Dawn wandered back to the office area and pulled open one of the desk drawers for a peek. She spotted a driver’s license and what looked like a college ID. She reached—
“The Master is a man who values his privacy.”
Dawn gasped and looked up to see a thick-bodied woman with gray, bunned hair standing by the door.
Gilda.
“The door was open.” She felt her face redden as she slammed the drawer shut. “I was just curious.”
“You are trouble,” the older woman said in accented English—Eastern Europe somewhere. “You have been trouble since the day he brought you here.”
She had been warm to Dawn in the beginning, but then Dawn had made her escape and Henry, Mr. Osala’s chauffeur, had suffered for it. Gilda and Henry had been friends. Now Henry was gone, and with him, Gilda’s warmth.
“I totally don’t mean to be. I’m just so bored. Can you understand that?”

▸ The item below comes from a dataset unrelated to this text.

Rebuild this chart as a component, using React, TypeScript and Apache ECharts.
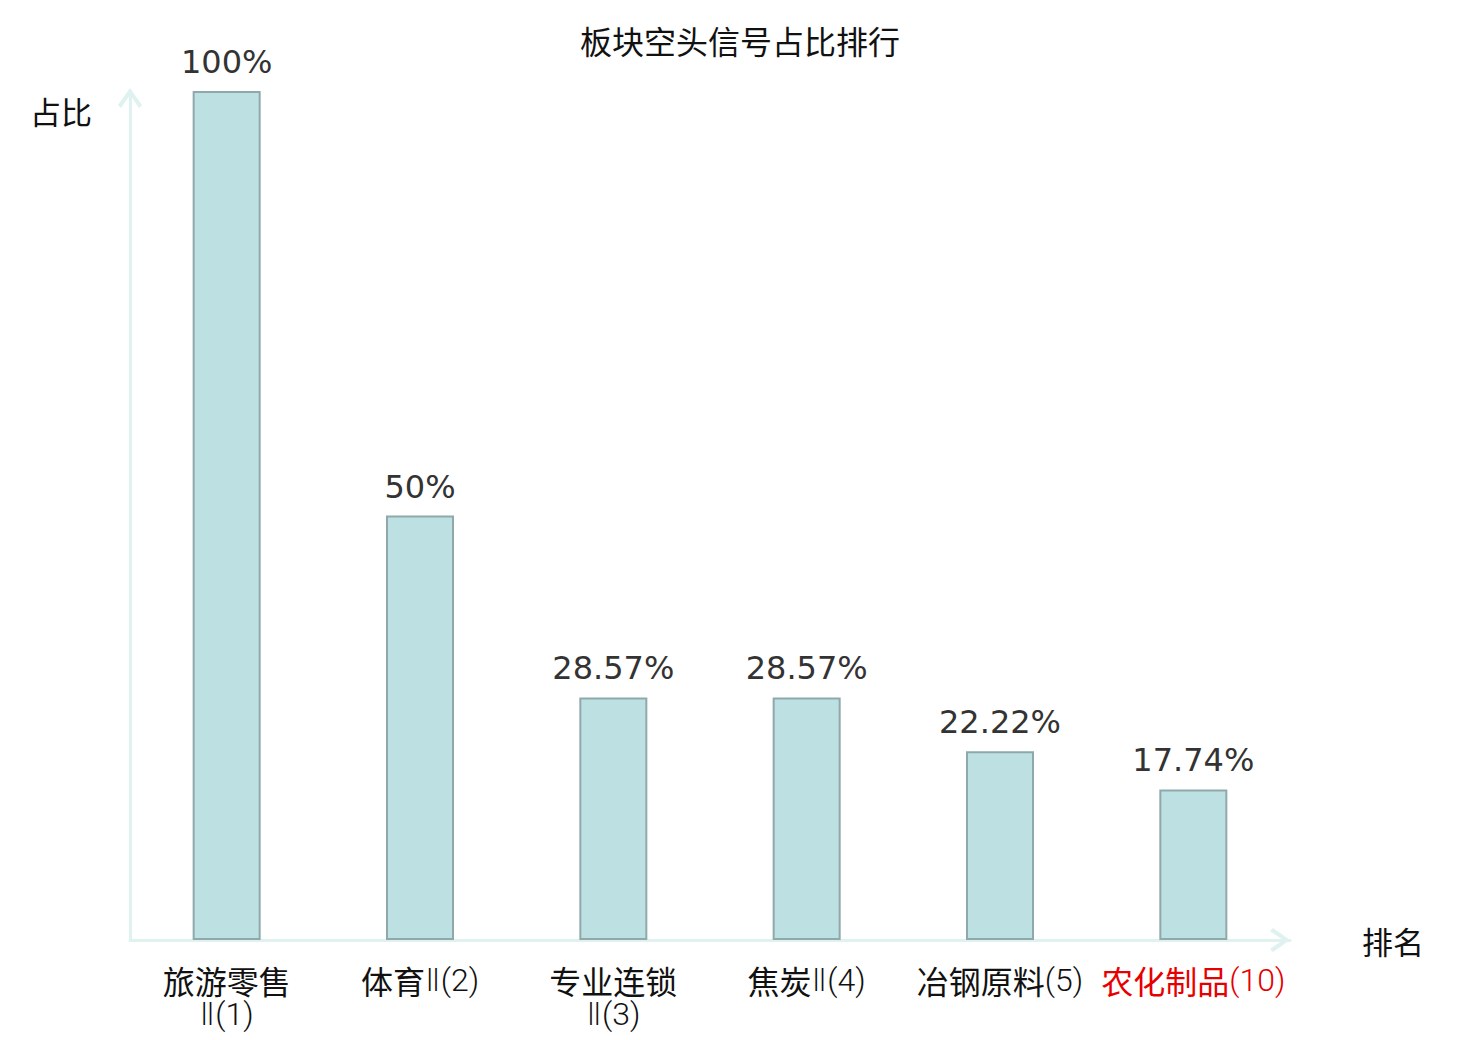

She nodded. “Of course I can.”
Good. Maybe Gilda was mellowing a little toward her. Dawn needed an ally here. Mr. Osala’s new driver was totally unreachable. That left only Gilda.
She didn’t know why she was afraid of Mr. Osala. He’d never threatened her, hadn’t punished her for disobeying him. He saw to her every comfort, gave her everything she asked for except freedom and communication with the outside world—no phone, no Internet, which meant no MySpace or Face-book. She was totally cut off from everyone she’d ever known. He said that was to protect her from giving away her location. Maybe so, but it seemed totally extreme.
And there were times . . . the way he looked at her . . . no lust or anything like that, just sort of . . . calculating. She would have totally preferred lust. She could handle lust.
She had this feeling sometimes that he wasn’t saving her from something so much as saving her for something.
She stepped closer to Gilda and looked her in the eyes.
“Then you won’t tell Mr. Osala about this?”
The woman’s dark eyes flashed and she smiled, revealing her gapped teeth.
“Of course I will.”
9
It took a lot of wheedling, but the hospital finally agreed to allow Eddie a peek at Mount Sinai’s latest Jane Doe.
Jack had never been particularly enamored of hospitals, but after Gia and Vicky’s ordeal earlier this year, he’d developed a definite aversion. The last time he’d seen the inside of one had been May when he and Abe had visited Professor Buhmann after his stroke. Right here at Mount Sinai, in fact.
The old guy had moved on to a nursing home, and then last month he’d matriculated to the Great Lecture Hall in the Sky. A grieving Abe had dragged Jack to the memorial service.
“They say she’s still unconscious,” Eddie said.
They stood in a foyer as he waited for security to escort him up to the floor.
Jack nodded. “Figured that.”
After all, she wouldn’t still be listed as a Jane Doe if she could tell them her name. Jack and Eddie used to play Master of the Obvious as kids. He wasn’t going to bring that up now.
Visions of Gia and Vicky inert in their beds with tubes running in and out of them flashed through Jack’s brain.
“If it is her, how are you going to prove you’re related?”